By Alister Bull and Richard Cowan
WASHINGTON (Reuters) - President Barack Obama and Republican congressional leaders briefly put aside their election-year attacks on each other on Wednesday for a working lunch that the White House billed as an effort to find common ground on strengthening the economy.
Obama and his fellow Democrats are at odds with Republicans over how to tackle high unemployment and surging government deficits. Both sides have been seeking to highlight their sharply differing policy prescriptions to win over voters before the November elections.
It was not immediately clear if any real progress was made in the meeting, which included House of Representatives Speaker John Boehner, the top Republican, and Mitch McConnell, the Republican leader in the Democratic-controlled Senate.
Both sides went out of their way to stress the constructive tone of the conversation.
"Certainly, there is reason to hope that if Congress can focus on resolving some differences, we could get some progress," White House press secretary Jay Carney said, referring to jobs proposals put forward by House Republicans.
The lunch, the first between Obama and bipartisan congressional leaders since July 23, 2011, took place against the backdrop of sharply escalating election-year rhetoric and continued partisan gridlock in Congress.
That polarization was underscored on Tuesday, when moderate Republican Senator Olympia Snowe announced she would not seek a fourth six-year term because she had grown tired of the partisan battles that have left both sides bloodied and bruised.
Shortly before going to the White House, McConnell took to the Senate floor to blast Obama's energy policies for a second straight day. His speech was part of a coordinated Republican effort to exploit voter anxiety over rising gas prices.
McConnell said Obama's "simplistic" policies were "driving up the cost of gasoline and increase our dependence on foreign sources of oil."
The lunch was initiated by the White House, which said the aim was "to find common ground on legislative priorities that will create jobs and strengthen America's economy."
MEETING GREETED BY SKEPTICISM
Obama has made running against a "do-nothing Congress" a central plank of his re-election campaign.
Analysts say Republicans, who get a bigger share of the blame for the Capitol Hill gridlock in polls, need to show voters that they can work with Democrats.

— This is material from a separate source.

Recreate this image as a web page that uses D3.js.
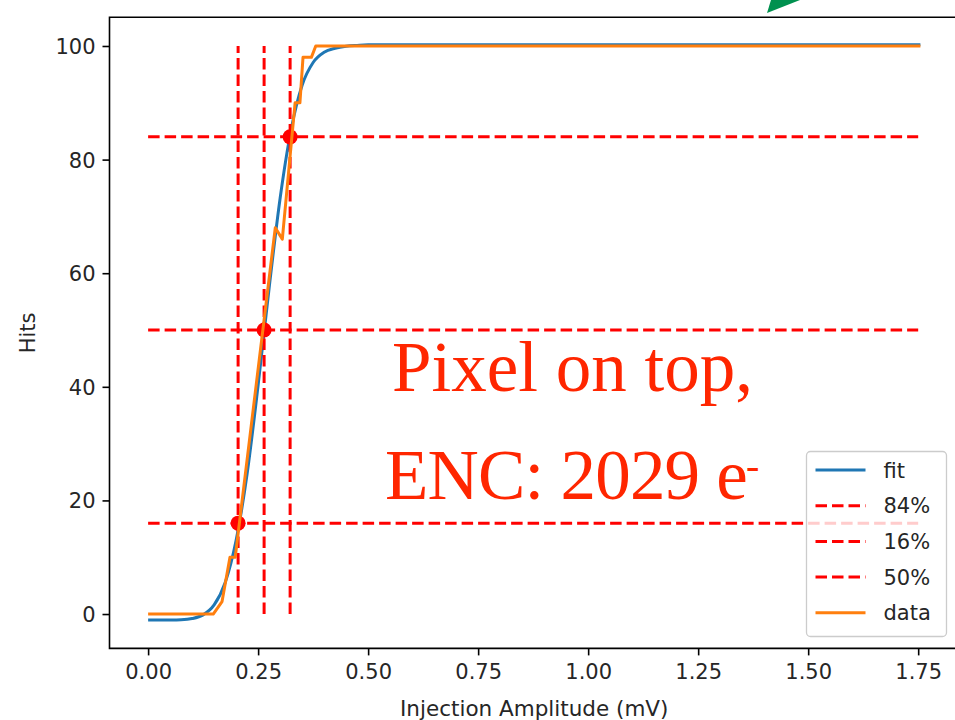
<!DOCTYPE html>
<html>
<head>
<meta charset="utf-8">
<script src="https://cdn.jsdelivr.net/npm/d3@7"></script>
<style>
  html, body { margin: 0; padding: 0; background: #fff; overflow: hidden; }
  svg { display: block; overflow: hidden; }
</style>
</head>
<body>
<div id="chart"></div>
<script>
// fitted s-curve
const fitX = [0, 0.025, 0.05, 0.075, 0.1, 0.125, 0.15, 0.175, 0.2, 0.225, 0.25, 0.275,
  0.3, 0.325, 0.35, 0.375, 0.4, 0.425, 0.45, 0.475, 0.5, 0.6, 0.8, 1.0, 1.25, 1.5, 1.755];
const fitY = [-1.05, -1.05, -1.04, -1.0, -0.8, -0.15, 1.6, 5.5, 13.0, 24.7, 40.3, 57.4,
  73.2, 85.3, 93.1, 97.1, 98.9, 99.6, 99.95, 100.1, 100.2, 100.2, 100.2, 100.2, 100.2, 100.2, 100.2];

// measured hits
const dataX = [0, 0.148, 0.168, 0.186, 0.198, 0.289, 0.305, 0.334, 0.345, 0.352, 0.371, 0.381, 1.755];
const dataY = [0, 0, 2.2, 10, 10, 68, 66, 90, 90, 98, 98, 100, 100];

// threshold levels and where the fit crosses them
const levels = [84, 16, 50];
const levelLabels = ["84%", "16%", "50%"];
const crossX = [0.3227, 0.2045, 0.2636];
const hlineEnd = 1.75;

const xTicks = [0, 0.25, 0.5, 0.75, 1.0, 1.25, 1.5, 1.75];
const yTicks = [0, 20, 40, 60, 80, 100];

const W = 955, H = 720;
const mLeft = 109.5, mRight = 959, mTop = 17.3, mBottom = 648.4;

const blue = "#1f77b4", orange = "#ff7f0e", red = "#ff0000";
const font = "DejaVu Sans, sans-serif";

const svg = d3.select("#chart").append("svg")
  .attr("width", W).attr("height", H)
  .style("font-family", font);

const x = d3.scaleLinear().domain([-0.08775, 1.84275]).range([mLeft, mRight]);
const y = d3.scaleLinear().domain([-6.05, 105.05]).range([mBottom, mTop]);

svg.append("defs").append("clipPath").attr("id", "plotclip")
  .append("rect").attr("x", mLeft).attr("y", mTop)
  .attr("width", W - mLeft).attr("height", mBottom - mTop);

const plot = svg.append("g").attr("clip-path", "url(#plotclip)");

// fit
plot.append("path")
  .datum(fitX.map((v, i) => [v, fitY[i]]))
  .attr("d", d3.line().x((d) => x(d[0])).y((d) => y(d[1])).curve(d3.curveMonotoneX))
  .attr("fill", "none").attr("stroke", blue).attr("stroke-width", 3);

// horizontal threshold lines
levels.forEach((lv) => {
  plot.append("line")
    .attr("x1", x(0)).attr("x2", x(hlineEnd))
    .attr("y1", y(lv)).attr("y2", y(lv))
    .attr("stroke", red).attr("stroke-width", 3)
    .attr("stroke-dasharray", "11.5,5");
});

// vertical lines at the crossings, drawn bottom up
crossX.forEach((cx) => {
  plot.append("line")
    .attr("x1", x(cx)).attr("x2", x(cx))
    .attr("y1", y(0)).attr("y2", y(100))
    .attr("stroke", red).attr("stroke-width", 3)
    .attr("stroke-dasharray", "11.5,5");
});

plot.selectAll("circle.cross")
  .data(crossX.map((v, i) => [v, levels[i]]))
  .join("circle")
  .attr("class", "cross")
  .attr("cx", (d) => x(d[0])).attr("cy", (d) => y(d[1]))
  .attr("r", 7.5).attr("fill", red);

// data
plot.append("path")
  .datum(dataX.map((v, i) => [v, dataY[i]]))
  .attr("d", d3.line().x((d) => x(d[0])).y((d) => y(d[1])))
  .attr("fill", "none").attr("stroke", orange).attr("stroke-width", 3)
  .attr("stroke-linejoin", "round");

// axes
const xAxis = svg.append("g")
  .attr("transform", `translate(0,${mBottom})`)
  .call(d3.axisBottom(x).tickValues(xTicks).tickFormat(d3.format(".2f"))
    .tickSize(7).tickPadding(7));
const yAxis = svg.append("g")
  .attr("transform", `translate(${mLeft},0)`)
  .call(d3.axisLeft(y).tickValues(yTicks).tickSize(7).tickPadding(7));

[xAxis, yAxis].forEach((g) => {
  g.select(".domain").remove();
  g.selectAll(".tick line").attr("stroke", "#000").attr("stroke-width", 1.6);
  g.selectAll(".tick text").attr("fill", "#262626")
    .style("font-size", "21px").style("font-family", font);
});
xAxis.selectAll(".tick text").attr("dy", "0.78em");
yAxis.selectAll(".tick text").attr("dy", "0.36em");

// frame: the right spine falls outside the picture
svg.append("path")
  .attr("d", `M${W},${mTop}H${mLeft}V${mBottom}H${W}`)
  .attr("fill", "none").attr("stroke", "#000").attr("stroke-width", 1.6);

svg.append("text")
  .attr("x", (mLeft + mRight) / 2).attr("y", 716)
  .attr("text-anchor", "middle")
  .attr("fill", "#262626").style("font-size", "21.5px")
  .text("Injection Amplitude (mV)");

svg.append("text")
  .attr("transform", `translate(35,${(mTop + mBottom) / 2}) rotate(-90)`)
  .attr("text-anchor", "middle")
  .attr("fill", "#262626").style("font-size", "21px")
  .text("Hits");

// legend
const legendItems = [
  { label: "fit", color: blue, dash: null },
  { label: levelLabels[0], color: red, dash: "11.5,5" },
  { label: levelLabels[1], color: red, dash: "11.5,5" },
  { label: levelLabels[2], color: red, dash: "11.5,5" },
  { label: "data", color: orange, dash: null },
];
const lg = svg.append("g").attr("transform", "translate(806.5,451.5)");
lg.append("rect")
  .attr("width", 140).attr("height", 185).attr("rx", 4)
  .attr("fill", "#fff").attr("fill-opacity", 0.8)
  .attr("stroke", "#cccccc").attr("stroke-width", 1.3);
legendItems.forEach((it, i) => {
  const ry = 18.5 + i * 35.7;
  lg.append("line")
    .attr("x1", 9).attr("x2", 59).attr("y1", ry).attr("y2", ry)
    .attr("stroke", it.color).attr("stroke-width", 3)
    .attr("stroke-dasharray", it.dash);
  lg.append("text")
    .attr("x", 77).attr("y", ry).attr("dy", "0.36em")
    .attr("fill", "#262626").style("font-size", "21px")
    .text(it.label);
});

// pasted-on note
const note = svg.append("g")
  .attr("fill", "#ff2600")
  .style("font-family", "Liberation Serif, serif")
  .style("font-size", "71px");
note.append("text").attr("x", 392).attr("y", 391).text("Pixel on top,");
const enc = note.append("text").attr("x", 385).attr("y", 499)
  .style("letter-spacing", "-0.8px");
enc.append("tspan").text("ENC: 2029 e");
enc.append("tspan").attr("dx", -1).attr("dy", -20).style("font-size", "40px").text("-");

// green arrow tip cut by the top edge
svg.append("path")
  .attr("d", "M767,13 L771,0 L800,0 Z")
  .attr("fill", "#00914f");
</script>
</body>
</html>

With polls showing voters are turned off by the failure of both parties to agree on even the most basic legislation, Obama is under pressure to show he can rise above the partisan fray.
But even former administration officials, such as Jared Bernstein, Vice President Joe Biden's former chief economic adviser, expressed puzzlement at the purpose of the meeting.
"There is definitely a need for economic policy coming down from Congress, but the political constraints in an election year amplified by a level of partisanship that is as high as I've ever seen it, leads me to be very skeptical that we're going to see very much at all," he said.
"I suspect that they will all enjoy their salads and entrees," he joked. "That's the common ground I would predict."